While I was reading the chapter the first thing that came to mind was the work of Laura Devendorf, “being the machine”. This work is about an alternative way of 3D printing, in which a person plays the role of the 3D machine. By doing so, not only the intimate relationship human-material is preserved, but also the pleasure that goes along with the process of creating a handcrafted object (McCullough, pp. 10) In Laura’s own words :
“Being the Machine is an alternative 3D printer that operates in terms of negotiation rather than delegation. It takes the instructions typically provided to 3D printers and presents them to human makers to follow – essentially creating a system for 3D printing by hand with whatever tools and materials one deems necessary. It works like 3D version of a game of connect the dots: a 3D model is uploaded and sent to the printer, the printer draws a single laser point where the user should lay down their material, and as the laser point moves, the user follows, manually drawing the paths and layers until their model is complete.

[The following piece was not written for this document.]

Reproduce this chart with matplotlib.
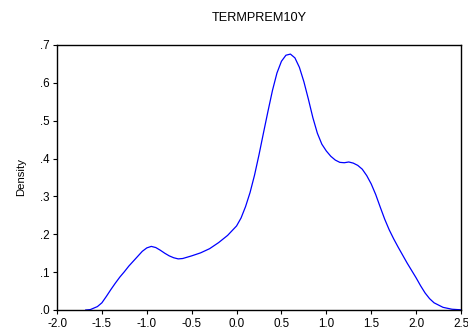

The system makes no attempt to guide the make or tell them how to be more precise or accurate, it simply presents the moves the machine would preform and asks the maker to take it from there.” (http://artfordorks.com/2014/06/being-the-machine/).
I think this one of many other examples that shows that advancement of abstraction and the improvement of human (hand) skill are not necessarily mutually exclusive, as McCullough might have feared.